Have you heard the latest news?
Welcome to HR Heartbeat, where we give you a rundown of the week's top employment law stories. Stay on the pulse of current trends impacting your business, plus get up-to-the-minute commentaries on all things HR and legal.
So, let’s check out this week’s headlines…
More train disruption!
About 15 train companies based in the UK will refuse to work any overtime from Monday 17th to Saturday 22nd of July. Although not a full strike, rail workers in the ASLEF union are implementing an overtime ban this week, which may lead to short-notice cancellations and delays.
Your employees who rely on trains to get to work may face last-minute disruptions to their commute and could be late getting to work.
But as some lateness can’t be helped because of things like train strikes, you can show understanding to help maintain a good relationship with your staff.

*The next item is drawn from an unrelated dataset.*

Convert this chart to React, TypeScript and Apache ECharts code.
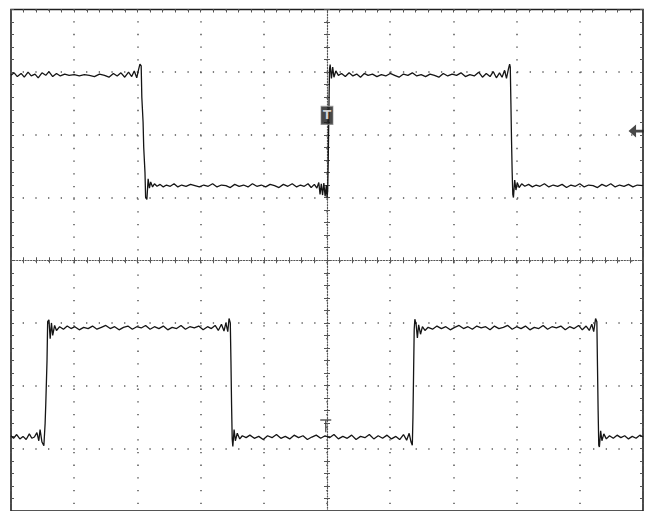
import React, { useEffect, useRef } from "react";
import * as echarts from "echarts";

// time in divisions relative to trigger, amplitude in divisions
const ch1Trace: number[][] = [
  [-5.00, 2.95], [-4.95, 2.99], [-4.90, 2.93], [-4.84, 2.98], [-4.79, 2.92], [-4.73, 3.00], [-4.68, 2.94],
  [-4.62, 2.97], [-4.57, 2.91], [-4.51, 2.99], [-4.45, 2.95], [-4.40, 3.01], [-4.34, 2.93], [-4.28, 2.98],
  [-4.22, 2.94], [-4.15, 2.97], [-4.08, 2.95], [-4.00, 2.96], [-3.92, 2.94], [-3.84, 2.96], [-3.76, 2.95],
  [-3.68, 2.93], [-3.60, 2.97], [-3.52, 2.95], [-3.45, 2.92], [-3.38, 2.98], [-3.32, 2.94], [-3.26, 2.99],
  [-3.20, 2.92], [-3.14, 3.00], [-3.09, 2.93], [-3.05, 3.02], [-3.01, 2.91], [-2.98, 3.05], [-2.96, 3.13],
  [-2.94, 3.10], [-2.93, 2.60], [-2.91, 2.20], [-2.90, 1.80], [-2.88, 1.40], [-2.87, 1.00], [-2.85, 0.97],
  [-2.83, 1.30], [-2.81, 1.15], [-2.79, 1.25], [-2.76, 1.17], [-2.73, 1.22], [-2.69, 1.18], [-2.64, 1.21],
  [-2.59, 1.17], [-2.54, 1.20], [-2.48, 1.18], [-2.42, 1.22], [-2.36, 1.17], [-2.30, 1.20], [-2.23, 1.18],
  [-2.16, 1.21], [-2.09, 1.19], [-2.02, 1.17], [-1.95, 1.20], [-1.88, 1.18], [-1.81, 1.22], [-1.74, 1.17],
  [-1.67, 1.20], [-1.60, 1.19], [-1.53, 1.16], [-1.46, 1.21], [-1.39, 1.18], [-1.32, 1.20], [-1.25, 1.17],
  [-1.18, 1.22], [-1.11, 1.18], [-1.04, 1.20], [-0.97, 1.17], [-0.90, 1.21], [-0.83, 1.19], [-0.76, 1.16],
  [-0.69, 1.21], [-0.62, 1.18], [-0.55, 1.22], [-0.48, 1.17], [-0.42, 1.20], [-0.36, 1.18], [-0.30, 1.22],
  [-0.25, 1.16], [-0.20, 1.21], [-0.16, 1.15], [-0.13, 1.24], [-0.11, 1.05], [-0.09, 1.22], [-0.07, 1.04],
  [-0.05, 1.23], [-0.03, 1.02], [-0.01, 1.20], [0.00, 1.00], [0.01, 1.10], [0.02, 1.60], [0.03, 2.40],
  [0.04, 3.05], [0.05, 3.12], [0.07, 2.90], [0.09, 3.08], [0.11, 2.92], [0.14, 3.02], [0.18, 2.95],
  [0.23, 2.98], [0.29, 2.93], [0.35, 2.99], [0.41, 2.94], [0.47, 2.97], [0.53, 2.92], [0.59, 2.98],
  [0.65, 2.95], [0.72, 2.97], [0.79, 2.93], [0.86, 2.96], [0.93, 2.94], [1.00, 2.98], [1.07, 2.95],
  [1.14, 2.92], [1.21, 2.97], [1.28, 2.95], [1.35, 2.99], [1.42, 2.94], [1.49, 2.96], [1.56, 2.93],
  [1.63, 2.97], [1.70, 2.95], [1.77, 2.92], [1.84, 2.98], [1.91, 2.94], [1.98, 2.97], [2.05, 2.95],
  [2.12, 2.99], [2.19, 2.93], [2.26, 2.96], [2.33, 2.94], [2.40, 3.00], [2.46, 2.92], [2.52, 2.98],
  [2.58, 2.93], [2.63, 3.01], [2.68, 2.91], [2.73, 2.99], [2.77, 2.92], [2.81, 3.03], [2.84, 2.90],
  [2.87, 3.05], [2.89, 3.13], [2.90, 3.08], [2.91, 2.50], [2.92, 1.90], [2.93, 1.40], [2.94, 1.05],
  [2.95, 1.00], [2.97, 1.28], [2.99, 1.12], [3.01, 1.24], [3.04, 1.16], [3.08, 1.22], [3.13, 1.18],
  [3.19, 1.21], [3.25, 1.17], [3.31, 1.20], [3.37, 1.18], [3.44, 1.22], [3.51, 1.17], [3.58, 1.20],
  [3.65, 1.18], [3.72, 1.21], [3.79, 1.16], [3.86, 1.20], [3.93, 1.18], [4.00, 1.22], [4.07, 1.17],
  [4.14, 1.20], [4.21, 1.19], [4.28, 1.16], [4.35, 1.21], [4.42, 1.18], [4.49, 1.22], [4.56, 1.17],
  [4.63, 1.20], [4.70, 1.18], [4.77, 1.21], [4.84, 1.17], [4.91, 1.20], [5.00, 1.19],
];

const ch2Trace: number[][] = [
  [-5.00, -2.80], [-4.96, -2.84], [-4.91, -2.78], [-4.86, -2.85], [-4.81, -2.81], [-4.76, -2.86],
  [-4.71, -2.77], [-4.67, -2.84], [-4.63, -2.82], [-4.59, -2.75], [-4.56, -2.88], [-4.54, -2.70],
  [-4.51, -2.90], [-4.48, -2.96], [-4.46, -2.60], [-4.45, -2.30], [-4.43, -1.60], [-4.42, -0.98],
  [-4.40, -0.95], [-4.38, -1.25], [-4.36, -1.00], [-4.34, -1.20], [-4.31, -1.04], [-4.28, -1.12],
  [-4.23, -1.06], [-4.17, -1.10], [-4.11, -1.05], [-4.05, -1.09], [-3.99, -1.06], [-3.92, -1.11],
  [-3.85, -1.07], [-3.78, -1.09], [-3.71, -1.05], [-3.64, -1.10], [-3.57, -1.07], [-3.50, -1.04],
  [-3.43, -1.09], [-3.36, -1.06], [-3.29, -1.11], [-3.22, -1.07], [-3.15, -1.05], [-3.08, -1.10],
  [-3.01, -1.06], [-2.94, -1.08], [-2.87, -1.04], [-2.80, -1.10], [-2.73, -1.06], [-2.66, -1.09],
  [-2.59, -1.05], [-2.52, -1.11], [-2.45, -1.07], [-2.38, -1.09], [-2.31, -1.04], [-2.24, -1.10],
  [-2.17, -1.06], [-2.10, -1.08], [-2.03, -1.05], [-1.96, -1.11], [-1.89, -1.06], [-1.83, -1.09],
  [-1.77, -1.04], [-1.72, -1.12], [-1.67, -1.02], [-1.63, -1.13], [-1.60, -1.00], [-1.57, -1.14],
  [-1.55, -0.93], [-1.53, -1.00], [-1.52, -1.60], [-1.51, -2.30], [-1.50, -2.85], [-1.49, -2.97],
  [-1.47, -2.70], [-1.45, -2.88], [-1.42, -2.76], [-1.38, -2.85], [-1.34, -2.80], [-1.28, -2.83],
  [-1.22, -2.79], [-1.15, -2.84], [-1.08, -2.81], [-1.01, -2.86], [-0.94, -2.80], [-0.87, -2.83],
  [-0.80, -2.78], [-0.73, -2.84], [-0.66, -2.81], [-0.59, -2.85], [-0.52, -2.79], [-0.45, -2.83],
  [-0.38, -2.80], [-0.31, -2.86], [-0.24, -2.82], [-0.17, -2.79], [-0.10, -2.84], [-0.03, -2.80],
  [0.04, -2.83], [0.11, -2.78], [0.18, -2.85], [0.25, -2.81], [0.32, -2.84], [0.39, -2.79],
  [0.46, -2.86], [0.53, -2.81], [0.60, -2.83], [0.67, -2.78], [0.74, -2.85], [0.81, -2.80],
  [0.88, -2.84], [0.95, -2.79], [1.02, -2.85], [1.09, -2.81], [1.15, -2.86], [1.21, -2.78],
  [1.26, -2.87], [1.30, -2.76], [1.33, -2.90], [1.35, -2.95], [1.36, -2.50], [1.37, -1.80],
  [1.38, -1.10], [1.39, -0.94], [1.41, -1.02], [1.43, -1.24], [1.45, -1.03], [1.48, -1.18],
  [1.51, -1.06], [1.55, -1.12], [1.60, -1.07], [1.67, -1.10], [1.74, -1.05], [1.81, -1.09],
  [1.88, -1.06], [1.95, -1.11], [2.02, -1.07], [2.09, -1.04], [2.16, -1.09], [2.23, -1.06],
  [2.30, -1.10], [2.37, -1.05], [2.44, -1.08], [2.51, -1.06], [2.58, -1.11], [2.65, -1.05],
  [2.72, -1.09], [2.79, -1.07], [2.86, -1.04], [2.93, -1.10], [3.00, -1.06], [3.07, -1.09],
  [3.14, -1.05], [3.21, -1.11], [3.28, -1.07], [3.35, -1.09], [3.42, -1.04], [3.49, -1.10],
  [3.56, -1.06], [3.63, -1.08], [3.70, -1.05], [3.77, -1.11], [3.84, -1.06], [3.91, -1.09],
  [3.98, -1.04], [4.04, -1.11], [4.10, -1.05], [4.15, -1.12], [4.19, -1.02], [4.22, -1.14],
  [4.25, -0.93], [4.27, -0.98], [4.28, -1.70], [4.29, -2.40], [4.30, -2.95], [4.31, -2.98],
  [4.33, -2.72], [4.35, -2.88], [4.38, -2.77], [4.42, -2.85], [4.47, -2.80], [4.53, -2.84],
  [4.59, -2.79], [4.65, -2.83], [4.71, -2.80], [4.77, -2.85], [4.83, -2.81], [4.89, -2.84],
  [4.95, -2.79], [5.00, -2.82],
];

const triggerMarker: number[][] = [[0, 2.31]];
const ch1RefMarker: number[][] = [[4.89, 2.06]];
const triggerLevelMarker: number[][] = [[-0.02, -2.64]];

const X_MIN = -5;
const X_MAX = 5;
const Y_MIN = -4;
const Y_MAX = 4;

const DOT = "#555555";

const borderAxisX = (position: string) => ({
  type: "value",
  min: X_MIN,
  max: X_MAX,
  interval: 1,
  position,
  axisLine: { show: false, onZero: false },
  axisLabel: { show: false },
  axisTick: { show: true, inside: true, length: 3, lineStyle: { color: DOT, width: 1 } },
  minorTick: { show: true, splitNumber: 5, length: 3, lineStyle: { color: DOT, width: 1 } },
  splitLine: { show: false },
});

const borderAxisY = (position: string) => ({
  type: "value",
  min: Y_MIN,
  max: Y_MAX,
  interval: 1,
  position,
  axisLine: { show: false, onZero: false },
  axisLabel: { show: false },
  axisTick: { show: true, inside: true, length: 3, lineStyle: { color: DOT, width: 1 } },
  minorTick: { show: true, splitNumber: 5, length: 3, lineStyle: { color: DOT, width: 1 } },
  splitLine: { show: false },
});

const centerAxisX = (inside: boolean, showLine: boolean) => ({
  type: "value",
  min: X_MIN,
  max: X_MAX,
  interval: 1,
  position: "bottom",
  axisLine: {
    show: showLine,
    onZero: true,
    onZeroAxisIndex: 0,
    lineStyle: { color: DOT, width: 1.2, type: [1.2, 1.6] },
  },
  axisLabel: { show: false },
  axisTick: { show: true, inside, length: 3, lineStyle: { color: DOT, width: 1 } },
  minorTick: { show: true, splitNumber: 5, length: 3, lineStyle: { color: DOT, width: 1 } },
  splitLine: { show: false },
});

const centerAxisY = (inside: boolean, showLine: boolean) => ({
  type: "value",
  min: Y_MIN,
  max: Y_MAX,
  interval: 1,
  position: "left",
  axisLine: {
    show: showLine,
    onZero: true,
    onZeroAxisIndex: 0,
    lineStyle: { color: DOT, width: 1.2, type: [1.2, 1.6] },
  },
  axisLabel: { show: false },
  axisTick: { show: true, inside, length: 3, lineStyle: { color: DOT, width: 1 } },
  minorTick: { show: true, splitNumber: 5, length: 3, lineStyle: { color: DOT, width: 1 } },
  splitLine: { show: false },
});

const gridDots = { color: DOT, width: 1.5, type: [1.3, 11.37], dashOffset: 0.65 };

export default function App() {
  const ref = useRef<HTMLDivElement>(null);

  useEffect(() => {
    if (!ref.current) return;
    const chart = echarts.init(ref.current, undefined, { renderer: "svg" });
    const xMain: any = borderAxisX("top");
    xMain.splitLine = { show: true, lineStyle: gridDots };
    const yMain: any = borderAxisY("left");
    yMain.splitLine = { show: true, lineStyle: { ...gridDots, type: [1.3, 11.375] } };

    chart.setOption({
      animation: false,
      backgroundColor: "#ffffff",
      grid: {
        left: 11,
        top: 9.5,
        width: 632,
        height: 507,
        show: true,
        backgroundColor: "#ffffff",
        borderColor: "#1e1e1e",
        borderWidth: 1.6,
      },
      xAxis: [xMain, centerAxisX(true, true), centerAxisX(false, false)],
      yAxis: [yMain, borderAxisY("right"), centerAxisY(true, true), centerAxisY(false, false)],
      series: [
        {
          type: "line",
          name: "CH1",
          data: ch1Trace,
          xAxisIndex: 0,
          yAxisIndex: 0,
          showSymbol: false,
          symbol: "none",
          lineStyle: { color: "#151515", width: 1.3 },
          z: 5,
        },
        {
          type: "line",
          name: "CH2",
          data: ch2Trace,
          xAxisIndex: 0,
          yAxisIndex: 0,
          showSymbol: false,
          symbol: "none",
          lineStyle: { color: "#151515", width: 1.3 },
          z: 5,
        },
        {
          type: "scatter",
          data: triggerMarker,
          xAxisIndex: 0,
          yAxisIndex: 0,
          symbol: "rect",
          symbolSize: [12, 18],
          itemStyle: { color: "#1a1a1a", borderColor: "#888", borderWidth: 1 },
          label: {
            show: true,
            position: "inside",
            formatter: "T",
            color: "#ffffff",
            fontSize: 12,
            fontWeight: "bold",
            fontFamily: "DejaVu Sans",
          },
          z: 6,
        },
        {
          type: "scatter",
          data: ch1RefMarker,
          xAxisIndex: 0,
          yAxisIndex: 0,
          symbol: "path://M0,6L7,0L7,4.8L14,4.8L14,7.2L7,7.2L7,12Z",
          symbolSize: [15, 13],
          itemStyle: { color: "#1a1a1a" },
          z: 6,
        },
        {
          type: "scatter",
          data: triggerLevelMarker,
          xAxisIndex: 0,
          yAxisIndex: 0,
          symbol: "path://M0,0L12,0L12,1.6L6.8,1.6L6.8,13L5.2,13L5.2,1.6L0,1.6Z",
          symbolSize: [11, 13],
          itemStyle: { color: "#333" },
          z: 6,
        },
      ],
    });
    return () => chart.dispose();
  }, []);

  return (
    <div
      ref={ref}
      style={{ position: "fixed", left: 0, top: 0, width: 655, height: 511, background: "#fff" }}
    />
  );
}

Some great ways to do this include:
- Agreeing for employees to make up lost time.
- Suggesting staff use time off in lieu.
- Offering work-from-home options (so no hours are missed).
- Or allowing employees to take a different form of leave when trains strike.
Paternity Leave changes on the horizon
This week (Wednesday 5th of July 2023), the UK Government announced it will move forward with changes to Paternity Leave rules to increase flexibility. Whilst these new rules aren’t set in stone and could take up to and over 1 year to implement, we’ve included the latest updates below:
- When leave can be taken: The latest proposal from the Government would mean employees could take paternity leave at any point within one year of the birth or adoption.
- Amount of leave: The new plans from the Government would also mean employees could take paternity leave in two separate blocks of one week. For example, if one single week is taken the second week will no longer be lost.
- Notice required: As a current rule, employees are required to notify their employer of their leave no later than 15 weeks before the expected week of childbirth. The Government are proposing employees give their notice of entitlement no later than 15 weeks before the birth. And they give 28 days of notice before the dates they intend to take each period of leave (and pay, where they qualify).
NB: The above applies to England, Scotland, and Wales but does not apply to Northern Ireland.
Teacher strikes cause staffing chaos
More children will be off school this week as teachers strike, meaning some of your employees will need to find a way to balance childcare and work.
Time off for dependants may cover this situation if parents are unable to sort out alternative childcare. Ask Bright Lightning: How much time off for dependants do I have to allow?
Other ways to deal with it are allowing reasonable annual leave, using time off in lieu, or offering home working.